Check out our Complete Guide to Body Corporate Levies

Levies are always a contentious issue in body corporate, yet we find there are many common misconceptions about why and to whom they are paid. This article is a transcript of a recent podcast by Strata Operations Manager Matthew Savage, unpacking the truth behind many of the misconceptions about body corporate levies.
Watch the entire podcast here.

A levy is not a fee

A fee is a payment made to a professional person, business, or public body in exchange for advice or services. As such, that person or business can generally decide what the fee will be.
A levy, however, is different. It is not a business function and is not at the discretion of the body corporate or body corporate manager. Instead, it takes all the costs associated with the body corporate and divides them up among the lot owners within it.
A common misconception about body corporate levies is, because they are sent out on say the BCsystems’ letterhead, then it must be a BCsystsems’ charge, and we are responsible for the increase in costs. This is not correct.
The levy amount charged to lot owners is not set by the body corporate manager, but by the body corporate as a whole, and increasing costs are simply a result of what the body corporate is spending to manage and maintain the property year on year.

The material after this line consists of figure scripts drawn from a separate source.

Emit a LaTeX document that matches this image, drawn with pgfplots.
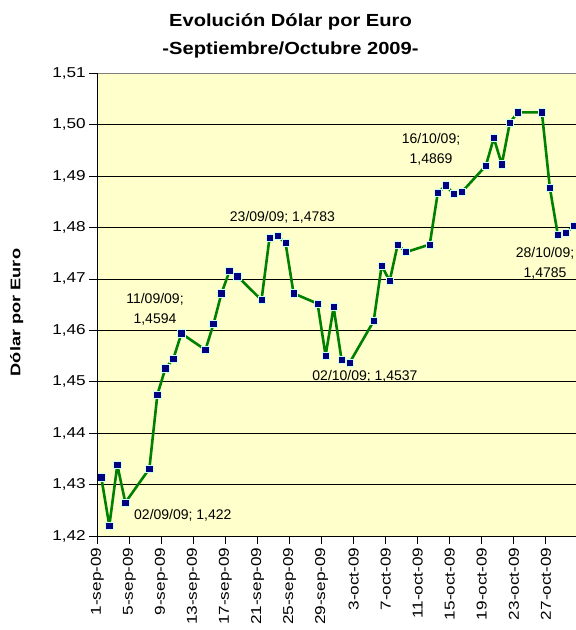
\documentclass[border=0pt]{standalone}
\usepackage{pgfplots}
\pgfplotsset{compat=1.18}
\usepackage{fontspec}
\setmainfont{Liberation Sans}
\newfontfamily\tickfont[FakeStretch=1.2]{Liberation Sans}
\newfontfamily\titlefont[FakeStretch=1.15]{Liberation Sans}
\newfontfamily\ylabfont[FakeStretch=1.3]{Liberation Sans}
\definecolor{bgyellow}{HTML}{FFFFCC}
\definecolor{linegreen}{HTML}{008000}
\definecolor{marknavy}{HTML}{000080}
\definecolor{markedge}{HTML}{CCFFEE}
\begin{document}
\begin{tikzpicture}[x=1pt,y=1pt]
\useasboundingbox (0,0) rectangle (576,630);
\node[font=\titlefont\bfseries\fontsize{17.5}{20}\selectfont] at (290.5,608.3) {Evolución Dólar por Euro};
\node[font=\titlefont\bfseries\fontsize{17.5}{20}\selectfont] at (290.5,580) {-Septiembre/Octubre 2009-};
\node[rotate=90, font=\ylabfont\bfseries\fontsize{14}{16}\selectfont] at (16.7,317.5) {Dólar por Euro};
\begin{axis}[
  at={(97.3pt,94pt)}, anchor=south west,
  scale only axis, width=482.7pt, height=462.7pt,
  xmin=-0.5, xmax=59.76, ymin=1.42, ymax=1.51,
  axis background/.style={fill=bgyellow},
  axis line style={draw=gray, line width=0.8pt},
  xtick={-0.5,3.5,7.5,11.5,15.5,19.5,23.5,27.5,31.5,35.5,39.5,43.5,47.5,51.5,55.5},
  xticklabels={1-sep-09,5-sep-09,9-sep-09,13-sep-09,17-sep-09,21-sep-09,25-sep-09,29-sep-09,3-oct-09,7-oct-09,11-oct-09,15-oct-09,19-oct-09,23-oct-09,27-oct-09},
  x tick label style={rotate=90, anchor=east, font=\tickfont\fontsize{14.3}{16}\selectfont},
  ytick={1.42,1.43,1.44,1.45,1.46,1.47,1.48,1.49,1.50,1.51},
  y tick label style={font=\tickfont\fontsize{14.3}{16}\selectfont},
  yticklabel style={/pgf/number format/.cd, use comma, fixed, fixed zerofill, precision=2, assume math mode=true},
  ymajorgrids, grid style={black, line width=0.8pt},
  tick align=outside, major tick length=8pt,
  tick style={black, line width=0.8pt},
  xtick pos=lower, ytick pos=left,
  clip mode=individual,
]
\addplot[linegreen, line width=2.6pt, line join=round, line cap=round, mark=square*, mark size=3.6pt,
  mark options={fill=marknavy, draw=markedge, line width=0.8pt, solid, line join=miter}]
  coordinates {
  (0,1.4314) (1,1.4220) (2,1.4338) (3,1.4265)
  (6,1.4331) (7,1.4475) (8,1.4526) (9,1.4545) (10,1.4594)
  (13,1.4562) (14,1.4612) (15,1.4672) (16,1.4715) (17,1.4705)
  (20,1.4659) (21,1.4780) (22,1.4783) (23,1.4770) (24,1.4672)
  (27,1.4652) (28,1.4551) (29,1.4645) (30,1.4542) (31,1.4537)
  (34,1.4618) (35,1.4726) (36,1.4696) (37,1.4767) (38,1.4752)
  (41,1.4767) (42,1.4867) (43,1.4882) (44,1.4865) (45,1.4869)
  (48,1.4920) (49,1.4974) (50,1.4923) (51,1.5004) (52,1.5024)
  (55,1.5024) (56,1.4877) (57,1.4785) (58,1.4790) (59,1.4803)
  };
\draw[black, line width=1pt] (rel axis cs:0,1) -- (rel axis cs:0,0) -- (rel axis cs:1,0);
\begin{scope}[every node/.style={font=\fontsize{14}{20.5}\selectfont, align=center, inner sep=0pt}]
\node[anchor=west] at (axis cs:4.08,1.4241) {02/09/09; 1,422};
\node at (axis cs:6.70,1.4641) {11/09/09;\\1,4594};
\node at (axis cs:22.62,1.4820) {23/09/09; 1,4783};
\node at (axis cs:32.92,1.4511) {02/10/09; 1,4537};
\node at (axis cs:41.16,1.4952) {16/10/09;\\1,4869};
\node at (axis cs:55.39,1.4730) {28/10/09;\\1,4785};
\end{scope}
\end{axis}
\end{tikzpicture}
\end{document}
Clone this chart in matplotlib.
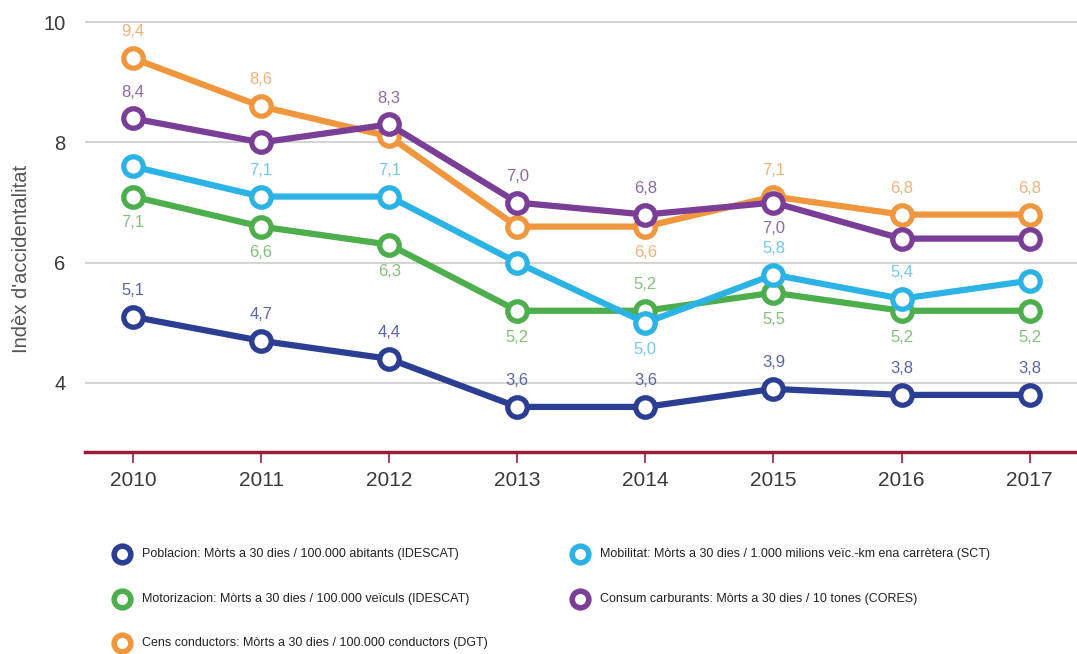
import matplotlib
matplotlib.use("Agg")
import matplotlib.pyplot as plt
from matplotlib.lines import Line2D

years = [2010, 2011, 2012, 2013, 2014, 2015, 2016, 2017]

poblacion = [5.1, 4.7, 4.4, 3.6, 3.6, 3.9, 3.8, 3.8]
motorizacion = [7.1, 6.6, 6.3, 5.2, 5.2, 5.5, 5.2, 5.2]
mobilitat = [7.6, 7.1, 7.1, 6.0, 5.0, 5.8, 5.4, 5.7]
consum = [8.4, 8.0, 8.3, 7.0, 6.8, 7.0, 6.4, 6.4]
cens = [9.4, 8.6, 8.1, 6.6, 6.6, 7.1, 6.8, 6.8]

names = [
    "Poblacion: Mòrts a 30 dies / 100.000 abitants (IDESCAT)",
    "Motorizacion: Mòrts a 30 dies / 100.000 veïculs (IDESCAT)",
    "Cens conductors: Mòrts a 30 dies / 100.000 conductors (DGT)",
    "Mobilitat: Mòrts a 30 dies / 1.000 milions veïc.-km ena carrètera (SCT)",
    "Consum carburants: Mòrts a 30 dies / 10 tones (CORES)",
]

colors = {
    "pob": "#2B3E93",
    "mot": "#4DAE4C",
    "cens": "#F0973D",
    "mob": "#2BB3E5",
    "con": "#7A3E97",
}
label_colors = {
    "pob": "#5A66A6",
    "mot": "#86BE7C",
    "cens": "#F0B27A",
    "mob": "#74C9EA",
    "con": "#8E6AA3",
}

# label placement: 'a' above, 'b' below, None no label
place = {
    "pob": ['a', 'a', 'a', 'a', 'a', 'a', 'a', 'a'],
    "mot": ['b', 'b', 'b', 'b', 'a', 'b', 'b', 'b'],
    "mob": [None, 'a', 'a', None, 'b', 'a', 'a', None],
    "con": ['a', None, 'a', 'a', 'a', 'b', None, None],
    "cens": ['a', 'a', None, None, 'b', 'a', 'a', 'a'],
}

series = [
    ("pob", poblacion),
    ("mot", motorizacion),
    ("mob", mobilitat),
    ("cens", cens),
    ("con", consum),
]

plt.rcParams['font.family'] = ['Liberation Sans', 'DejaVu Sans']

fig = plt.figure(figsize=(10.77, 6.54), dpi=100)
ax = fig.add_axes([85/1077, (654-452)/654, 1 - 85/1077, 452/654])
ax.set_xlim(2009.625, 2017.37)
ax.set_ylim(2.85, 10.37)

for y in [4, 6, 8, 10]:
    ax.axhline(y, color="#CCCCCC", lw=1.2, zorder=0)

for key, vals in series:
    ax.plot(years, vals, color=colors[key], lw=4.5, marker='o', ms=14,
            mfc='white', mec=colors[key], mew=3.8, zorder=3, solid_joinstyle='round')

order_labels = ["pob", "mot", "mob", "con", "cens"]
data_map = dict(series)
for key in order_labels:
    vals = data_map[key]
    for x, v, p in zip(years, vals, place[key]):
        if p is None:
            continue
        txt = f"{v:.1f}".replace('.', ',')
        off = 19 if p == 'a' else -19
        ax.annotate(txt, (x, v), xytext=(0, off), textcoords='offset points',
                    ha='center', va='center', fontsize=12,
                    color=label_colors[key], zorder=5)

for s in ['top', 'right', 'left']:
    ax.spines[s].set_visible(False)
ax.spines['bottom'].set_color('#9B1B3A')
ax.spines['bottom'].set_linewidth(2.5)

ax.set_xticks(years)
ax.set_xticklabels([str(y) for y in years])
ax.set_yticks([4, 6, 8, 10])
ax.set_yticklabels(['4', '6', '8', '10'])
ax.tick_params(axis='x', length=8, width=1.2, color='#9B1B3A', labelsize=15,
               labelcolor='#3A3A3A', pad=6)
ax.tick_params(axis='y', length=0, labelsize=14.5, labelcolor='#3A3A3A', pad=14)
ax.set_ylabel("Indèx d'accidentalitat", fontsize=14.5, color='#555555')
ax.yaxis.set_label_coords(-(85 - 22) / 992, (452 - 259) / 452)
ax.yaxis.label.set_va('center')

# legend
leg_items = [
    (122, 554, "pob", names[0]),
    (122, 599, "mot", names[1]),
    (122, 643, "cens", names[2]),
    (580, 554, "mob", names[3]),
    (580, 599, "con", names[4]),
]
for px, py, key, name in leg_items:
    fx, fy = px/1077, 1 - py/654
    fig.add_artist(Line2D([fx], [fy], marker='o', ms=12, mfc='white',
                          mec=colors[key], mew=4, transform=fig.transFigure))
    fig.text(fx + 20/1077, fy, name, fontsize=9, color='#222222',
             va='center', ha='left')

fig.savefig("out.png", dpi=100)
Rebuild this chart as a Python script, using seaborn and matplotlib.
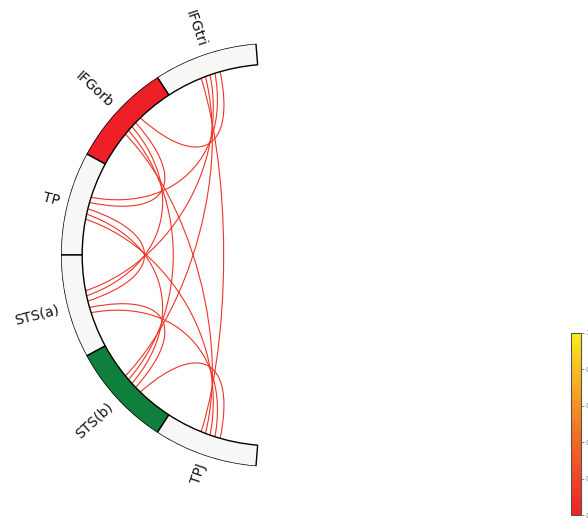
import numpy as np
import matplotlib
matplotlib.use("Agg")
import matplotlib.pyplot as plt
import matplotlib.path as mpath
import matplotlib.patches as mpatches
import seaborn as sns

sns.set_style("white")

## nodes (top to bottom on the left half of the ring)
node_names = ["IFGtri", "IFGorb", "TP", "STS(a)", "STS(b)", "TPJ"]
node_colors = ["#f7f7f5", "#ee1f26", "#f7f7f5", "#f7f7f5", "#0f7f3e", "#f7f7f5"]

## connections and their strength
con_src = ["IFGtri", "IFGtri", "IFGtri", "IFGtri", "IFGtri",
           "IFGorb", "IFGorb", "IFGorb", "IFGorb",
           "TP", "TP", "TP",
           "STS(a)", "STS(a)",
           "STS(b)"]
con_dst = ["IFGorb", "TP", "STS(a)", "STS(b)", "TPJ",
           "TP", "STS(a)", "STS(b)", "TPJ",
           "STS(a)", "STS(b)", "TPJ",
           "STS(b)", "TPJ",
           "TPJ"]
con_val = [0.1, 0.1, 0.1, 0.1, 0.1,
           0.1, 0.1, 0.1, 0.1,
           0.1, 0.1, 0.1,
           0.1, 0.1,
           0.1]
cbar_ticks = [0.0, 0.2, 0.4, 0.6, 0.8, 1.0]

cmap = sns.blend_palette(["#ec2227", "#f47a25", "#f9ee1d"], as_cmap=True)
norm = plt.Normalize(0.0, 1.0)

fig = plt.figure(figsize=(5.88, 5.19), dpi=100, facecolor="white")
ax = fig.add_axes([0.1037, 0.1002, 0.721, 0.817], polar=True)
ax.set_ylim(0, 10)
ax.set_axis_off()

# layout of the half ring
n = len(node_names)
start, stop = np.deg2rad(94.6), np.deg2rad(265.4)
node_width = (stop - start) / n
node_angles = start + node_width * (np.arange(n) + 0.5)
idx = {name: i for i, name in enumerate(node_names)}

# spread the line ends a little inside every node
ends = {i: [] for i in range(n)}
for k, (a, b) in enumerate(zip(con_src, con_dst)):
    ends[idx[a]].append((node_angles[idx[b]], k, 0))
    ends[idx[b]].append((node_angles[idx[a]], k, 1))
offsets = np.zeros((len(con_src), 2))
for i, lst in ends.items():
    lst.sort()
    spread = np.linspace(-np.deg2rad(3), np.deg2rad(3), len(lst))
    for off, (_, k, side) in zip(spread, lst):
        offsets[k, side] = off

for k, (a, b, v) in enumerate(zip(con_src, con_dst, con_val)):
    t0 = node_angles[idx[a]] + offsets[k, 0]
    t1 = node_angles[idx[b]] + offsets[k, 1]
    verts = [(t0, 10), (t0, 5), (t1, 5), (t1, 10)]
    codes = [mpath.Path.MOVETO, mpath.Path.CURVE4, mpath.Path.CURVE4, mpath.Path.CURVE4]
    patch = mpatches.PathPatch(mpath.Path(verts, codes), fill=False,
                               edgecolor=cmap(norm(v)), linewidth=0.8, zorder=0)
    ax.add_patch(patch)

ax.bar(node_angles, np.ones(n), width=node_width, bottom=9, align="center",
       color=node_colors, edgecolor="black", linewidth=1.0, zorder=2)

for name, ang in zip(node_names, node_angles):
    deg = np.rad2deg(ang) + 180
    ax.text(ang, 10.4, name, size=10, rotation=deg, rotation_mode="anchor",
            ha="right", va="center", color="#111111")

cax = fig.add_axes([0.971, 0.0077, 0.017, 0.351])
sm = plt.cm.ScalarMappable(norm=norm, cmap=cmap)
cb = fig.colorbar(sm, cax=cax, ticks=cbar_ticks)
cb.outline.set_edgecolor("#555555")
cb.outline.set_linewidth(0.8)
cax.tick_params(labelsize=5, colors="#777777", length=2, width=0.6, pad=1)

fig.savefig("out.png", dpi=100, facecolor="white")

A body corporate levy has no profit margin

Again, unlike a business that aims to run at a profit, a body corporate is simply taking what it is spending in a year and dividing those costs among owners.
So, no profit margin means there is no ‘fat’ in the levies, meaning there is no ability for them to be reduced. Reducing the levies without reducing costs, means you won’t be bringing in enough money to maintain the body corporate.
The only way levies can be reduced is via an in-depth review of what areas can be cut back on to reduce spending.

Every levy has been approved by the majority of lot owners

Every dollar spent on a body corporate scheme is raised by levies, and every levy is also proposed as a draft, to every owner, in every AGM before it is approved.
A levy is never imposed on an owner – it is always presented as a yes/no vote at the AGM as part of what the body corporate needs to spend. This must then be approved by a majority vote.

Levies are set at the minimum possible amount

Levies are nearly always set at the absolute minimum amount possible. This means there is usually no ability to reduce levies without reducing spending.

Usually, a body corporate will raise the absolute bare minimum, so when costs go beyond what they were expecting or a project comes in at a higher amount, that is where you get a gap usually requiring a special levy.